I don’t think I really intended to take a break from blogging and to be honest I am not really sure when/why I stopped writing and being so diligent about this whole ordeal. I was so inspired when I first started Page Nine because it was something new and exciting. It felt separate from my last blog because I promised myself “this time will be different”. By that I meant I wasn’t going to fall into this cycle of writing and posting because I HAD to but writing and post because I wanted to. But with most of my attempts at “social media-ing consistently” I found myself falling into a routine.
The routine I’m referring to is that I was writing and sharing FLUFF! Reviews of products and very thought out, well spoken, blogs about my home and my dog. Although I literally could talk about all those things forever and ever; it didn’t feel like me. I think it’s really hard to broadcast yourself to people in a real way online. I’ve seen a few people that I really think have mastered it, but overall we tend to either forget our authenticity or lose sight of it while trying to remain consistent.
When I started Page Nine the first thing I came up with was “finding a balance between Instagram perfection and IRL boredom.” Which I literally haven’t been doing…at all. I think I have that nice Instagram perfection piece down, but the IRL boredom isn’t really shining through. It’s intimidating sharing things that are… well… boring. Or things that don’t seem as meaningful as those Instagram moments. I even see full time Instagrammers struggle with this. In reality, my favorite things are those seemingly “boring” moments that people share. I think everyday mediocrity makes us feel more connected as humans.
I feel like it’s so hard to get across how I am when I’m writing so I’ve tried recording several vlogs and have either:
- Forgot I started vlogging
or
- Felt I wasn’t getting my thoughts together enough, but usually it was the first one.

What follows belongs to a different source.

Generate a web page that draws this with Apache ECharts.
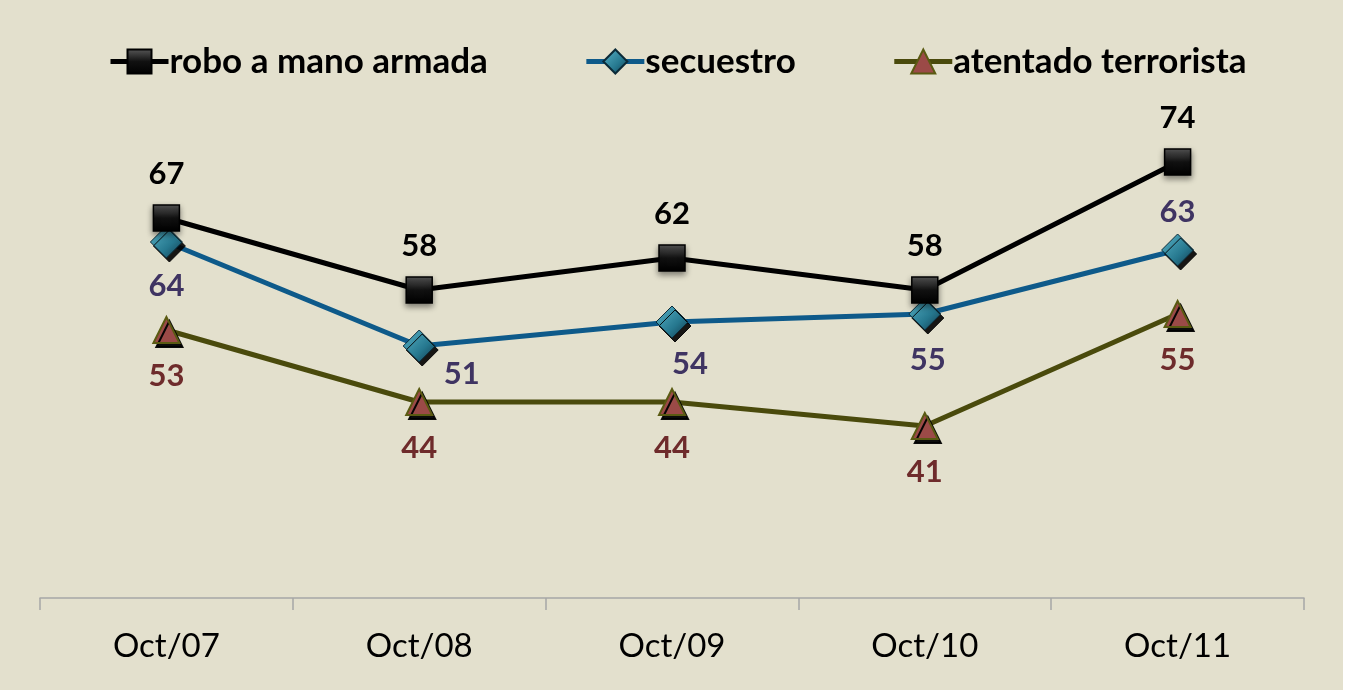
<!DOCTYPE html>
<html>
<head>
<meta charset="utf-8">
<script src="https://cdn.jsdelivr.net/npm/echarts@6/dist/echarts.min.js"></script>
<style>
	html, body { margin: 0; padding: 0; background: #ffffff; }
	#chart { width: 1343px; height: 690px; background: #E3E0CD; }
</style>
</head>
<body>
<div id="chart"></div>
<script>
	// categorías y valores
	const categories = ["Oct/07", "Oct/08", "Oct/09", "Oct/10", "Oct/11"];
	const robo = [67, 58, 62, 58, 74];
	const secuestro = [64, 51, 54, 55, 63];
	const atentado = [53, 44, 44, 41, 55];

	const fontFamily = "Lato, 'Open Sans', sans-serif";

	// posiciones de etiquetas por punto (solo diseño)
	function labels(values, opts) {
		return values.map((v, i) => ({
			value: v,
			label: opts[i]
		}));
	}

	const chart = echarts.init(document.getElementById("chart"));

	chart.setOption({
		animation: false,
		textStyle: { fontFamily: fontFamily },
		legend: {
			left: 103,
			top: 39,
			itemWidth: 58,
			itemHeight: 30,
			itemGap: 96,
			lineStyle: { width: 5 },
			textStyle: {
				fontSize: 35,
				fontWeight: "bold",
				color: "#000000",
				fontFamily: fontFamily,
				padding: [0, 0, 0, -4]
			}
		},
		grid: {
			left: 40,
			right: 39,
			top: 114,
			bottom: 92
		},
		xAxis: {
			type: "category",
			data: categories,
			boundaryGap: true,
			axisLine: { lineStyle: { color: "#A6A6A6", width: 1.5 } },
			axisTick: { show: true, length: 12, lineStyle: { color: "#A6A6A6", width: 1.5 } },
			axisLabel: { fontSize: 33, color: "#000000", margin: 32, fontFamily: fontFamily }
		},
		yAxis: {
			type: "value",
			min: 19.5,
			max: 80,
			show: false,
			splitLine: { show: false }
		},
		series: [
			{
				name: "robo a mano armada",
				type: "line",
				data: robo,
				symbol: "rect",
				symbolSize: 26,
				lineStyle: { color: "#000000", width: 5 },
				itemStyle: {
					color: new echarts.graphic.LinearGradient(0, 0, 0, 1, [
						{ offset: 0, color: "#5a5a5a" },
						{ offset: 0.5, color: "#111111" },
						{ offset: 1, color: "#000000" }
					]),
					borderColor: "#000000",
					borderWidth: 1.5,
					shadowColor: "rgba(0,0,0,0.45)",
					shadowBlur: 6,
					shadowOffsetY: 3
				},
				label: {
					show: true,
					position: "top",
					distance: 15,
					fontSize: 31,
					fontWeight: "bold",
					color: "#000000"
				},
				z: 3
			},
			{
				name: "secuestro",
				type: "line",
				data: labels(secuestro, [
					{ position: "bottom", distance: 12 },
					{ position: "right", offset: [0, 28], distance: 8 },
					{ position: "bottom", offset: [18, 0], distance: 10 },
					{ position: "bottom", offset: [3, 0], distance: 14 },
					{ position: "top", distance: 6 }
				]),
				symbol: "diamond",
				symbolSize: 32,
				lineStyle: { color: "#0E5A8A", width: 5 },
				itemStyle: {
					color: new echarts.graphic.LinearGradient(0, 0, 1, 1, [
						{ offset: 0, color: "#5AB4C8" },
						{ offset: 0.6, color: "#26788F" },
						{ offset: 1, color: "#10384A" }
					]),
					borderColor: "#0B2A38",
					borderWidth: 1,
					shadowColor: "rgba(0,0,0,0.9)",
					shadowBlur: 0,
					shadowOffsetX: 3,
					shadowOffsetY: 4
				},
				label: {
					show: true,
					fontSize: 31,
					fontWeight: "bold",
					color: "#3F3462"
				},
				z: 2
			},
			{
				name: "atentado terrorista",
				type: "line",
				data: atentado,
				symbol: "triangle",
				symbolSize: 26,
				lineStyle: { color: "#4A4A0C", width: 5 },
				itemStyle: {
					color: "#9B4A47",
					borderColor: "#5A5A12",
					borderWidth: 2,
					shadowColor: "rgba(0,0,0,0.95)",
					shadowBlur: 0,
					shadowOffsetX: 3,
					shadowOffsetY: 4
				},
				label: {
					show: true,
					position: "bottom",
					distance: 16,
					fontSize: 31,
					fontWeight: "bold",
					color: "#6E2B2B"
				},
				z: 1
			}
		]
	});
</script>
</body>
</html>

I’ve been thinking recently I should start a podcast because… everyone has a podcast! It really is such a trendy thing but I so enjoy podcasts because I can listen to them while im driving. I also feel like I articulate best when im speaking to my friends and that a podcast with guests that are my friends could be really interesting..? Maybe?
I don’t have a really great way to end this except for maybe saying we should all try to cultivate a little more authenticity.